Anemone (2025 | UK, USA | 126 minutes | Ronan Day-Lewis)
Most adult sons have to contrive ways to hang out with their retired dads. Catch a ballgame, a weekend getaway, get wrangled into helping with household projects. But when your dad is one of the most celebrated living actors on the planet and you’re a burgeoning film director, there’s another more clever option available. Spend lockdown writing a script together and then trick your dad out of retirement to go Method and make a movie with you out in a remote cabin in the deeply forested countryside.
While he could be accused of pulling a nepo-baby move, Ronan Day-Lewis has to be commended for getting the world at least one more electrifying performance from his father, Daniel Day-Lewis. Opening with a series of children’s drawings depicting the Troubles, Anemone brings DDL back on screen as Ray, a reclusive soldier whose decades of self-isolating breaks with his past, family, and religious upbringing are upset by a visit from his long-estranged, still devout brother, Jem (Sean Bean) on the occasion of a family crisis back home.
Both actors are predictably terrific, but it is Daniel Day-Lewis’s show. Lithe and weather-worn, he convincingly plays the former army engineer who disappeared from the world and hasn’t looked back.

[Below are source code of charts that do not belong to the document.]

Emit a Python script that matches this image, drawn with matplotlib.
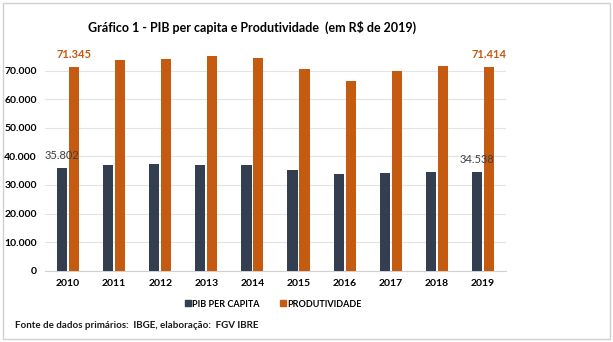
import matplotlib.pyplot as plt
import numpy as np
from matplotlib.patches import Rectangle
from matplotlib.lines import Line2D

plt.rcParams['font.family'] = ['Lato', 'DejaVu Sans']

anos = ["2010", "2011", "2012", "2013", "2014", "2015", "2016", "2017", "2018", "2019"]
pib_per_capita = [35802, 37000, 37300, 37000, 37000, 35200, 33800, 34200, 34500, 34538]
produtividade = [71345, 73700, 74100, 75200, 74400, 70600, 66400, 69900, 71600, 71414]

cor_pib = "#333f50"
cor_prod = "#c55a11"

fig = plt.figure(figsize=(6.13, 3.42), dpi=100)
ax = fig.add_axes([0.0734, 0.2085, 0.752, 0.652])

x = np.arange(len(anos))
w = 0.22
ax.bar(x - w / 2 - 0.02, pib_per_capita, width=w, color=cor_pib, zorder=3)
ax.bar(x + w / 2 + 0.02, produtividade, width=w, color=cor_prod, zorder=3)

# rotulos apenas no primeiro e ultimo ano
for i in (0, len(anos) - 1):
    ax.annotate(f"{pib_per_capita[i]:,}".replace(",", "."),
                (x[i] - w / 2 - 0.02, pib_per_capita[i]),
                xytext=(0, 5), textcoords="offset points",
                ha="center", va="bottom", fontsize=8, color="#404040")
    ax.annotate(f"{produtividade[i]:,}".replace(",", "."),
                (x[i] + w / 2 + 0.02, produtividade[i]),
                xytext=(0, 5), textcoords="offset points",
                ha="center", va="bottom", fontsize=8, color=cor_prod,
                fontweight="bold")

ax.set_xlim(-0.5, len(anos) - 0.5)
ax.set_ylim(0, 78000)
ticks = np.arange(0, 80000, 10000)
ax.set_yticks(ticks)
ax.set_yticklabels(["0" if t == 0 else f"{t:,}".replace(",", ".") for t in ticks])
ax.set_xticks(x)
ax.set_xticklabels(anos)
ax.tick_params(length=0, labelsize=7.5, colors="#000000", pad=6)
for lab in ax.get_xticklabels() + ax.get_yticklabels():
    lab.set_fontweight("bold")

ax.grid(axis="y", color="#e3e3e3", linewidth=0.8, zorder=0)
for s in ["left", "top", "right"]:
    ax.spines[s].set_visible(False)
ax.spines["bottom"].set_color("#d0d0d0")

fig.text(0.411, 0.921, "Gráfico 1 - PIB per capita e Produtividade  (em R$ de 2019)",
         ha="center", va="center", fontsize=9, fontweight="bold", color="#000000")

handles = [Line2D([], [], marker="s", linestyle="", color=cor_pib, markersize=5),
           Line2D([], [], marker="s", linestyle="", color=cor_prod, markersize=5)]
fig.legend(handles, ["PIB PER CAPITA", "PRODUTIVIDADE"], loc="center",
           bbox_to_anchor=(0.445, 0.111), ncol=2, frameon=False,
           prop={"size": 6.5, "weight": "bold"}, handletextpad=0.05,
           columnspacing=2.2, handlelength=0.8)

fig.text(0.025, 0.047, "Fonte de dados primários:  IBGE, elaboração:  FGV IBRE",
         ha="left", va="center", fontsize=7, fontweight="bold", color="#1a1a1a")

fig.patches.append(Rectangle((0.005, 0.009), 0.99, 0.982, transform=fig.transFigure,
                             fill=False, edgecolor="#d0d0d0", linewidth=1))

fig.savefig("out.png", dpi=100)
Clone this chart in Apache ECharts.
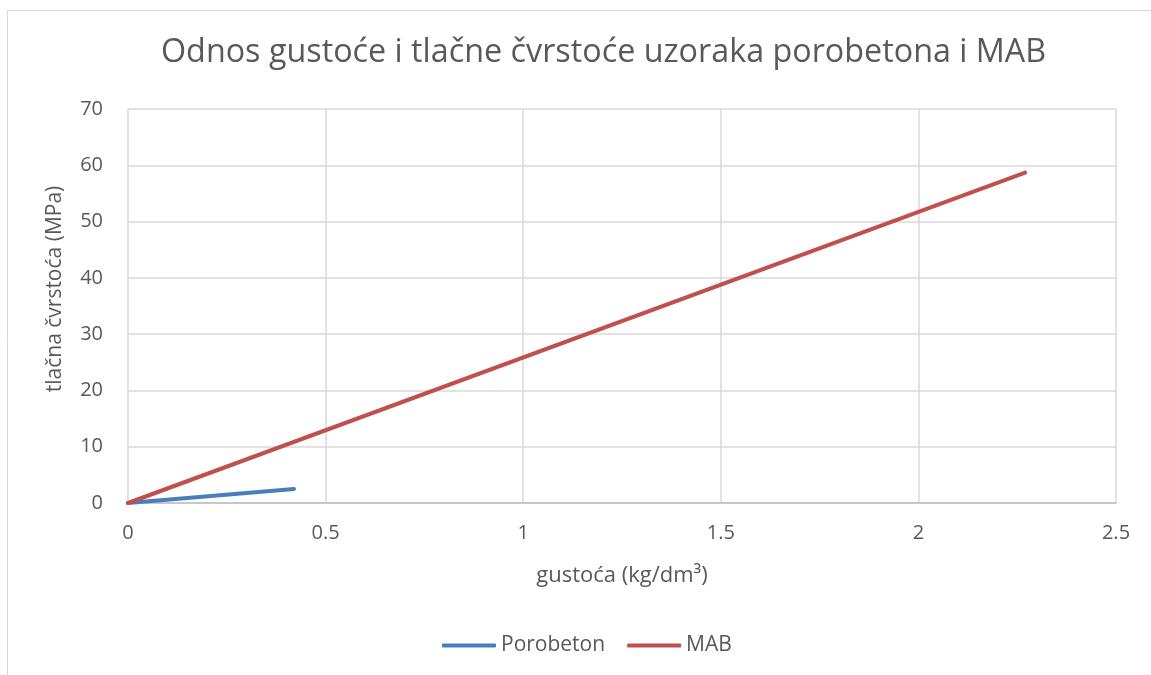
<!DOCTYPE html>
<html><head><meta charset="utf-8">
<script src="https://cdn.jsdelivr.net/npm/echarts@6/dist/echarts.min.js"></script>
<style>html,body{margin:0;padding:0;background:#fff}#c{width:1151px;height:675px}</style>
</head><body><div id="c"></div>
<script>
const titleText = 'Odnos gustoće i tlačne čvrstoće uzoraka porobetona i MAB';
const seriesNames = ['Porobeton', 'MAB'];
const porobetonX = [0, 0.42];
const porobetonY = [0, 2.5];
const mabX = [0, 2.27];
const mabY = [0, 58.7];
const xAxisName = 'gustoća (kg/dm³)';
const yAxisName = 'tlačna čvrstoća (MPa)';

const font = 'Open Sans, Noto Sans, sans-serif';
const chart = echarts.init(document.getElementById('c'));
chart.setOption({
  animation: false,
  backgroundColor: '#fff',
  graphic: [{type:'rect', shape:{x:7.5,y:10.5,width:1200,height:700}, style:{fill:'none',stroke:'#d9d9d9',lineWidth:1}, silent:true}],
  title: {text: titleText, left: 156, top: 32,
    textStyle:{fontFamily:font, fontSize:32.3, fontWeight:'normal', color:'#595959'}},
  legend: {bottom: 14, left: 437, itemWidth: 54, itemHeight: 4, itemGap: 22,
    icon: 'roundRect',
    textStyle:{fontFamily:font, fontSize:21, color:'#595959'},
    data: seriesNames},
  grid: {left:128, right:35, top:109, bottom:172},
  xAxis: {type:'value', min:0, max:2.5, interval:0.5,
    name: xAxisName, nameLocation:'middle', nameGap: 62,
    nameTextStyle:{fontFamily:font, fontSize:22, color:'#595959'},
    axisLine:{show:true, lineStyle:{color:'#bfbfbf', width:1.5}},
    axisTick:{show:false},
    axisLabel:{fontFamily:font, fontSize:20, color:'#595959', margin:20},
    splitLine:{show:true, lineStyle:{color:'#d9d9d9', width:1.5}}},
  yAxis: {type:'value', min:0, max:70, interval:10,
    name: yAxisName, nameLocation:'middle', nameGap: 62, nameRotate: 90,
    nameTextStyle:{fontFamily:font, fontSize:21, color:'#595959', padding:[0,0,0,34]},
    axisLine:{show:false}, axisTick:{show:false},
    axisLabel:{fontFamily:font, fontSize:20, color:'#595959', margin:25},
    splitLine:{show:true, lineStyle:{color:'#d9d9d9', width:1.5}}},
  series: [
    {name: seriesNames[0], type:'line', showSymbol:false, symbol:'none',
     data: porobetonX.map((x,i)=>[x, porobetonY[i]]),
     lineStyle:{color:'#4a7ebb', width:4, cap:'round'}, itemStyle:{color:'#4a7ebb'}},
    {name: seriesNames[1], type:'line', showSymbol:false, symbol:'none',
     data: mabX.map((x,i)=>[x, mabY[i]]),
     lineStyle:{color:'#c0504d', width:4, cap:'round'}, itemStyle:{color:'#c0504d'}}
  ]
});
</script></body></html>
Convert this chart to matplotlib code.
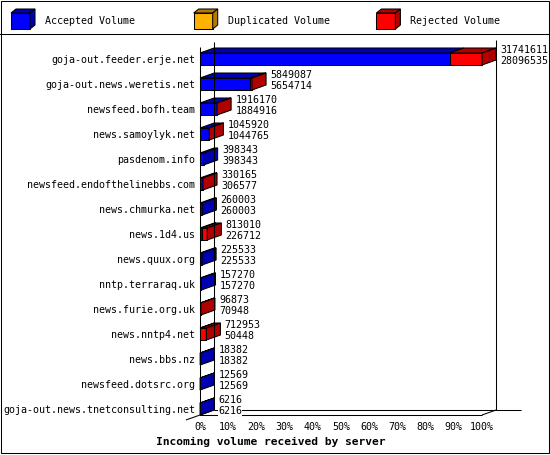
import matplotlib.pyplot as plt
from matplotlib.patches import Polygon, Rectangle

# data
servers = [
    'goja-out.feeder.erje.net',
    'goja-out.news.weretis.net',
    'newsfeed.bofh.team',
    'news.samoylyk.net',
    'pasdenom.info',
    'newsfeed.endofthelinebbs.com',
    'news.chmurka.net',
    'news.1d4.us',
    'news.quux.org',
    'nntp.terraraq.uk',
    'news.furie.org.uk',
    'news.nntp4.net',
    'news.bbs.nz',
    'newsfeed.dotsrc.org',
    'goja-out.news.tnetconsulting.net',
]
total_volume = [31741611, 5849087, 1916170, 1045920, 398343, 330165, 260003,
                813010, 225533, 157270, 96873, 712953, 18382, 12569, 6216]
accepted_volume = [28096535, 5654714, 1884916, 1044765, 398343, 306577, 260003,
                   226712, 225533, 157270, 70948, 50448, 18382, 12569, 6216]
percent_ticks = [0, 10, 20, 30, 40, 50, 60, 70, 80, 90, 100]
legend_labels = ['Accepted Volume', 'Duplicated Volume', 'Rejected Volume']
title = 'Incoming volume received by server'

BLUE, BLUE_DARK = '#0000ff', '#0000b0'
ORANGE, ORANGE_DARK = '#ffb000', '#b07b00'
RED, RED_DARK = '#ff0000', '#b00000'

W, H = 550, 455
DEPTH_X = 5.0     # 3d offset, percent units
DEPTH_Y = -0.2    # 3d offset, row units
HALF = 0.24       # half height of a bar front
LW = 0.75
FS = 7.2

plt.rcParams['font.family'] = ['DejaVu Sans Mono']

fig = plt.figure(figsize=(W / 100, H / 100), dpi=100)

# frame + legend, in pixel units
frame = fig.add_axes([0, 0, 1, 1])
frame.set_xlim(0, W)
frame.set_ylim(H, 0)
frame.axis('off')
frame.add_patch(Rectangle((0.5, 0.5), W - 1.5, H - 2.5, fill=False,
                          ec='black', lw=LW))
frame.plot([0, W], [34, 34], color='black', lw=LW)


def box3d(axis, x0, x1, y0, y1, dx, dy, face, dark, side=True):
    """front rectangle + top face (+ right face), y grows downwards"""
    kw = dict(ec='black', lw=LW, clip_on=False, joinstyle='miter')
    if x1 > x0:
        axis.add_patch(Rectangle((x0, y0), x1 - x0, y1 - y0, fc=face, **kw))
    axis.add_patch(Polygon([(x0, y0), (x1, y0), (x1 + dx, y0 + dy),
                            (x0 + dx, y0 + dy)], closed=True, fc=dark, **kw))
    if side:
        axis.add_patch(Polygon([(x1, y0), (x1 + dx, y0 + dy),
                                (x1 + dx, y1 + dy), (x1, y1)],
                               closed=True, fc=dark, **kw))


legend_colors = [(BLUE, BLUE_DARK), (ORANGE, ORANGE_DARK), (RED, RED_DARK)]
for k, (label, (c, cd)) in enumerate(zip(legend_labels, legend_colors)):
    x0 = 11 + 182.7 * k
    box3d(frame, x0, x0 + 19, 13, 29, 5, -4, c, cd)
    frame.text(x0 + 34, 21, label, fontsize=FS, va='center', ha='left')

frame.text(156, 442, title, fontsize=8.1, fontweight='bold',
           va='center', ha='left')

# chart area: x in percent of the largest server, y in rows
n = len(servers)
ax = fig.add_axes([200 / W, (H - 421.5) / H, 282 / W, 375 / H])
ax.set_facecolor('none')
ax.set_xlim(0, 100)
ax.set_ylim(n - 0.5, -0.5)
for s in ax.spines.values():
    s.set_visible(False)
ax.set_xticks(percent_ticks, [f'{p}%' for p in percent_ticks])
ax.set_yticks(range(n), servers)
ax.tick_params(axis='x', length=0, pad=0.6, labelsize=FS)
ax.tick_params(axis='y', length=0, pad=3.6, labelsize=FS)

# walls and floor
floor_front = n - 1 + HALF
floor_back = floor_front + DEPTH_Y
top = -0.5
wall = dict(color='black', lw=LW, clip_on=False, solid_capstyle='butt')
ax.plot([0, 0], [top, floor_front], **wall)
ax.plot([DEPTH_X, DEPTH_X], [top + DEPTH_Y, floor_back], **wall)
ax.plot([100 + DEPTH_X, 100 + DEPTH_X], [top + DEPTH_Y - 0.05, floor_back], **wall)
ax.plot([0, 100], [floor_front, floor_front], **wall)
ax.plot([100, 100 + DEPTH_X], [floor_front, floor_back], **wall)
ax.plot([DEPTH_X, 114], [floor_back, floor_back], **wall)
ax.plot([-DEPTH_X, DEPTH_X], [floor_front - DEPTH_Y, floor_back], **wall)

# bars
scale = 100.0 / max(total_volume)
for i, (tot, acc) in enumerate(zip(total_volume, accepted_volume)):
    acc_pct = acc * scale
    tot_pct = tot * scale
    y0, y1 = i - HALF, i + HALF
    rejected = tot > acc
    box3d(ax, 0, acc_pct, y0, y1, DEPTH_X, DEPTH_Y, BLUE, BLUE_DARK,
          side=not rejected)
    if rejected:
        box3d(ax, acc_pct, tot_pct, y0, y1, DEPTH_X, DEPTH_Y, RED, RED_DARK)
    tx = tot_pct + DEPTH_X + 1.5
    lab = dict(fontsize=FS, va='center', ha='left', clip_on=False,
               bbox=dict(fc='white', ec='none', pad=0))
    ax.text(tx, i - 0.36, str(tot), **lab)
    ax.text(tx, i + 0.08, str(acc), **lab)

fig.savefig('out.png', dpi=100)
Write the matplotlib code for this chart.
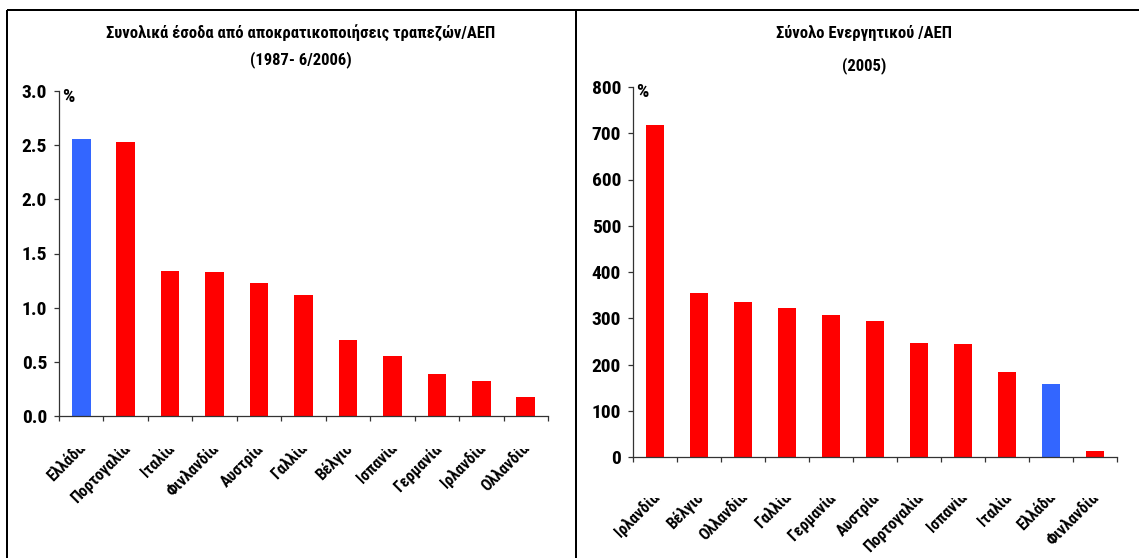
import numpy as np
import matplotlib
matplotlib.use("Agg")
import matplotlib.pyplot as plt
from matplotlib.lines import Line2D
from matplotlib.transforms import Bbox, TransformedBbox, ScaledTranslation

plt.rcParams['font.family'] = ['Liberation Sans Narrow', 'Roboto Condensed',
                               'Open Sans Condensed', 'DejaVu Sans']

# Privatisation revenue from banks / GDP (1987 - 6/2006)
left_countries = ["Ελλάδα", "Πορτογαλία", "Ιταλία", "Φινλανδία", "Αυστρία", "Γαλλία",
                  "Βέλγιο", "Ισπανία", "Γερμανία", "Ιρλανδία", "Ολλανδία"]
left_values = [2.56, 2.53, 1.34, 1.33, 1.23, 1.12, 0.70, 0.55, 0.39, 0.32, 0.18]
left_ticks = [0.0, 0.5, 1.0, 1.5, 2.0, 2.5, 3.0]

# Total bank assets / GDP (2005)
right_countries = ["Ιρλανδία", "Βέλγιο", "Ολλανδία", "Γαλλία", "Γερμανία", "Αυστρία",
                   "Πορτογαλία", "Ισπανία", "Ιταλία", "Ελλάδα", "Φινλανδία"]
right_values = [717, 355, 336, 322, 307, 294, 246, 244, 184, 158, 14]
right_ticks = [0, 100, 200, 300, 400, 500, 600, 700, 800]

highlight = "Ελλάδα"
RED = "#ff0000"
BLUE = "#3366ff"

W, H = 1139, 558
fig = plt.figure(figsize=(W / 100, H / 100), dpi=100)


def px_rect(x0, x1, ytop, ybot):
    return [x0 / W, 1 - ybot / H, (x1 - x0) / W, (ybot - ytop) / H]


def draw_panel(rect, cats, vals, ticks, fmt, title1, title2, title_x, base1, base2,
               label_drop, clip_drop):
    ax = fig.add_axes(rect)
    x = np.arange(len(cats))
    colors = [BLUE if c == highlight else RED for c in cats]
    ax.bar(x, vals, width=0.42, color=colors, edgecolor="none", zorder=2)
    ax.set_xlim(-0.5, len(cats) - 0.5)
    ax.set_ylim(ticks[0], ticks[-1])
    ax.set_yticks(ticks)
    ax.set_yticklabels([fmt.format(t) for t in ticks], fontsize=14, fontweight="bold")
    ax.set_xticks(np.arange(-0.5, len(cats), 1.0))
    ax.set_xticklabels([])
    for s in ("top", "right"):
        ax.spines[s].set_visible(False)
    for s in ("left", "bottom"):
        ax.spines[s].set_color("#333333")
        ax.spines[s].set_linewidth(0.9)
    ax.tick_params(axis="both", direction="out", length=3.6, width=0.9, color="#333333")
    ax.tick_params(axis="y", pad=5)

    # unit marker next to the top of the value axis
    ax.text(0.006, 1.01, "%", transform=ax.transAxes, ha="left", va="top",
            fontsize=14, fontweight="bold")

    # titles
    fig.text(title_x / W, 1 - base1 / H, title1, ha="center", va="baseline",
             fontsize=12, fontweight="bold")
    fig.text(title_x / W, 1 - base2 / H, title2, ha="center", va="baseline",
             fontsize=12, fontweight="bold")

    # rotated category names, trimmed at a fixed line below the axis
    axis_y_px = H - (rect[1] * H)
    clip_y = 1 - (axis_y_px + clip_drop) / H
    clip = TransformedBbox(Bbox([[0, 0], [1, clip_y]]), fig.transFigure)
    trans = ax.get_xaxis_transform() + ScaledTranslation(2 / 100, -label_drop / 100,
                                                          fig.dpi_scale_trans)
    for xi, name in zip(x, cats):
        t = ax.text(xi, 0, name, transform=trans, rotation=45, rotation_mode="anchor",
                    ha="right", va="center", fontsize=11.5, fontweight="bold")
        t.set_clip_on(True)
        t.set_clip_box(clip)
    return ax


draw_panel(px_rect(59, 548, 91, 416), left_countries, left_values, left_ticks, "{:.1f}",
           "Συνολικά έσοδα από αποκρατικοποιήσεις τραπεζών/ΑΕΠ", "(1987- 6/2006)",
           301, 38, 64, 30, 33)
draw_panel(px_rect(633, 1117, 87, 457), right_countries, right_values, right_ticks, "{:d}",
           "Σύνολο Ενεργητικού /ΑΕΠ", "(2005)",
           864, 38, 70, 38, 41)

# outer frame of the two-panel layout
lw = 2.0 * 72 / 100
ytop = 1 - 9.5 / H
fig.add_artist(Line2D([6.5 / W, 1], [ytop, ytop], color="black", lw=lw,
                      transform=fig.transFigure, solid_capstyle="butt"))
fig.add_artist(Line2D([6.5 / W, 6.5 / W], [0, ytop], color="black", lw=lw,
                      transform=fig.transFigure, solid_capstyle="butt"))
fig.add_artist(Line2D([575.5 / W, 575.5 / W], [0, ytop], color="black", lw=lw,
                      transform=fig.transFigure, solid_capstyle="butt"))

fig.savefig("out.png", dpi=100)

As the motivating plot and backstory slowly reveal themselves as the stoic brothers slowly reacquaint themselves in the dense woods of Northern England (a Welsh cabin stands in), the film’s raison d’être (and reason for the cost of admission) is the three titanic monologues it gives him. Illuminated by candlelight and flickering fires, he relates stories of fantastic retribution and life-altering wartime decisions with such effusive magnetism that the images conjured purely by the potency of his performance are more vivid than anything actually projected onto the screen. Who needs historical re-enactments or flashbacks when you have the potency of a story brilliantly told? It’s among humanity’s greatest special effects on breathtaking display.
For many, these scenes alone will make it worth hanging around through some characteristic tropes of a first-time feature filmmaker figuring things out. A successful visual artist, Ronan brings a painterly eye to the look and feel of the movie. Wide shots marvel at the wind cutting through dense forests and through the coastal dunes. Close shots often distort their subjects, be it dinners or faces past the point of recognition. The set design of the isolated cabin conjures a fully realized abode, functional yet homey. The look of the film is stunning, both the blue and green saturated natural world and shots like one of the brothers crossing through a small town carnival which seemingly exists because the film was crying out for a touch of color. He also conjures breaks from reality, magical interludes where otherworldly visions intrude.
It’s in these that one feels a new filmmaker relying on style to make an impression but struggling with pace and important mechanics. A distorted post-rock soundtrack from the Haxan Cloak frequently drowns out the sonic environment before cuts to near silence for dramatic emphasis. It works once, but becomes repetitive as the film approaches its full two-hour running time, much of which is spent observing the men’s terse-to-silent interactions — splashing in the sea, bathing in a lake, drunkenly dancing in the cabin, or coming to blows outside. It’s rendered beautifully, but the revelation of the underlying plot unfolds at a frustratingly slow pace. The full measure also, unfortunately, is a hallmark of so many “written during lockdown” scripts which suffer from the insularity of the era. The issues obviously feel big to the people in the movie, but the screenplay struggles to convey the necessary richness beyond its few showstopper moments.
It doesn’t help that the cuts back to Jem’s home and the crisis that motivated his desperate outreach to his brother are wet blankets of bleakness. There, his partner Nessa (Samantha Morton) is left to deal with her son Brian’s (Samuel Bottomley) emotional withdrawal and career catastrophe. Morton is herself among the greats and is given a spotlight to remind us of why, but it comes late in the film and as a muddled series of explanations. When you’re ninety minutes into a film and a character has to ask “How much do you know about The Troubles in Northern Ireland?” you know that something has gone a bit off in the pacing. Such is the overall structure of the storytelling: so much slow build and then a hasty supernaturally achieved resolution.
When the end comes, it feels both rushed and overdue.
It leaves a lot to be desired, but no regrets for having witnessed an unfortunately rare acting showcase from some of our very best.